20. The next argument advanced by the learned counsel for the petitioners is based upon Article 301 of the Constitution. It has been contended that the toll in question contravenes the provisions of this Article as it interferes with the freedom of trade, commerce and intercourse. Article 305 saves the provisions of any existing law except in so far as the President may by order otherwise direct. I am, therefore, not prepared to accept the contention that unless the procedure laid down in Article 304 is followed no tax can be imposed by any authority even though the power to impose taxes was already there under a valid existing law.
21. The learned counsel for the petitioners has contended that what was in existence was the power to impose a particular tax, but as the tax in question was not imposed before the coming into force of the Constitution but after it, the tax is invalid. In other words what is argued is that 'existing law' would be the tax itself and not the law conferring power to impose it. A similar argument was advanced in Bangalore Woollen Cotton and Silk Mills Co., Ltd., Bangalore v Corporation of the City of Bangalore. AIR 1962 SC 562, but it was rejected.

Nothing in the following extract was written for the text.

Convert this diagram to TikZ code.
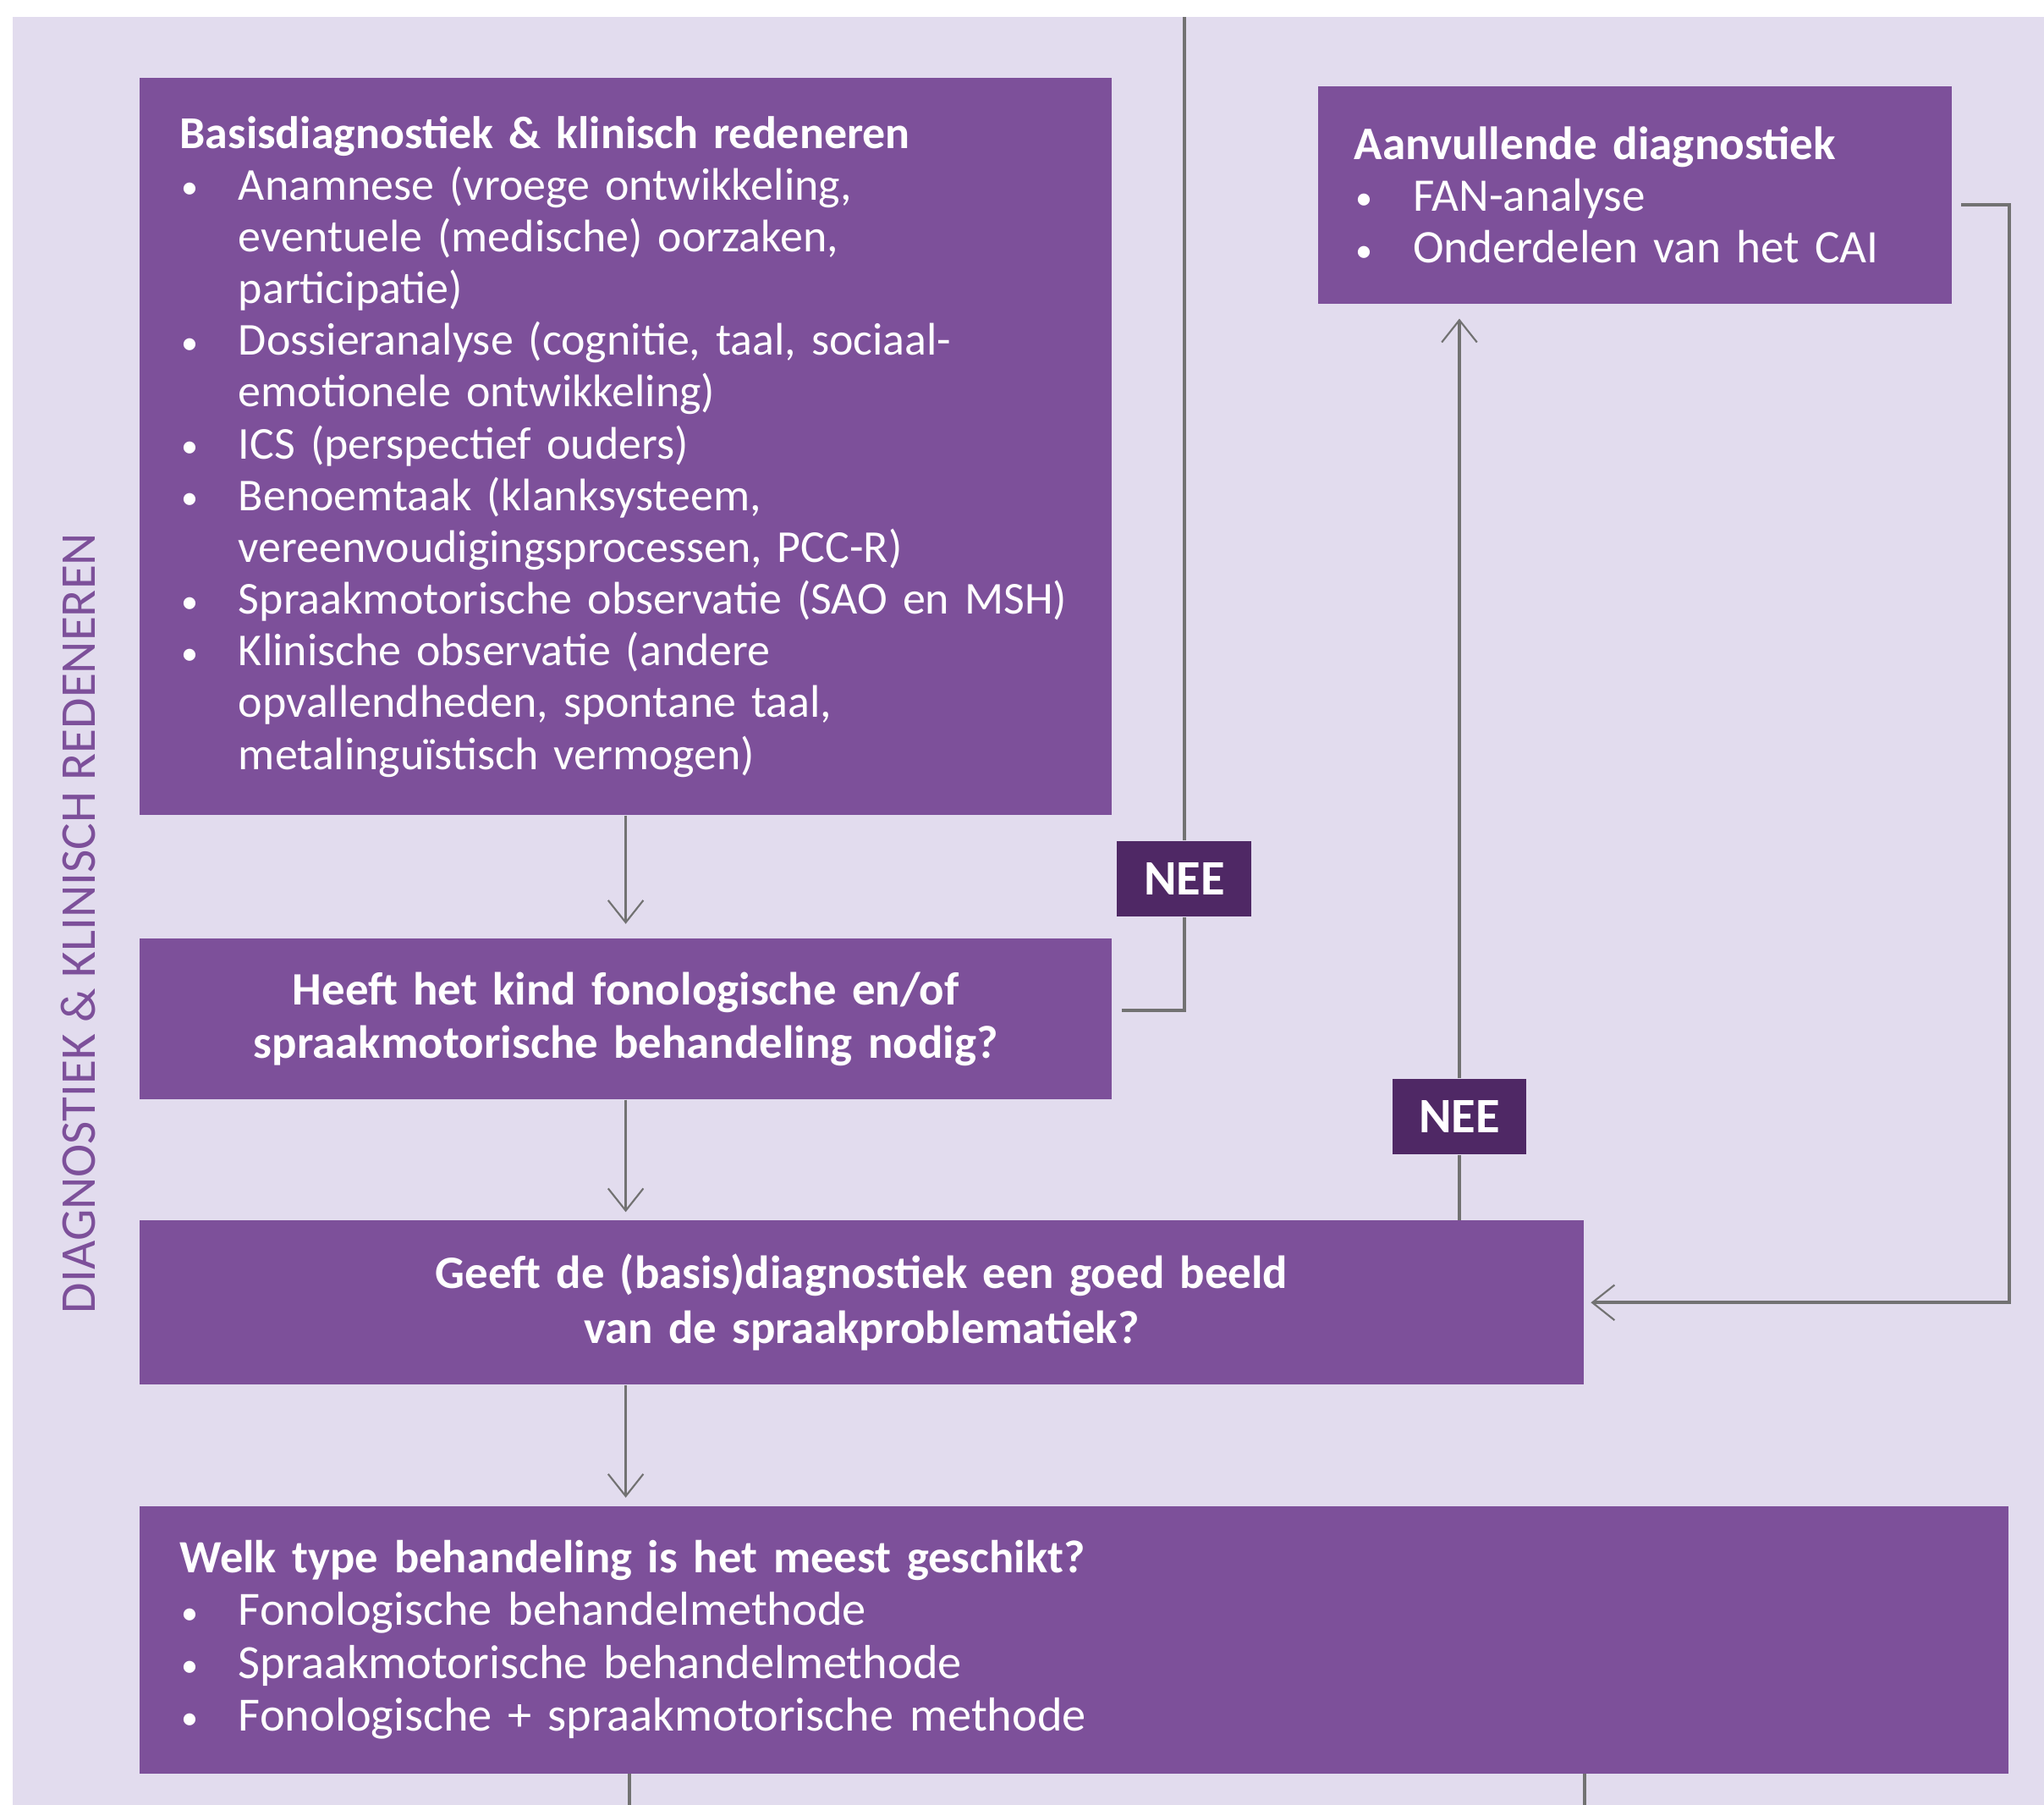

The same view was also taken in Venkata Ramaiah v State of Andhra Pradesh, AIR 1964 Andh Pra 416 and Surajmal Raj v. Stale of Rajasthan, AIR 1954 Raj 260.
22. The next and the last argument advanced was that the sanction of the State Government was obtained on a misrepresentation of facts. This allegation is denied in the counter-affidavit. It is not possible for me, while entertaining a writ petition, to enter into disputed questions of fact.
23. I find no force in these petitions and they are dismissed with costs.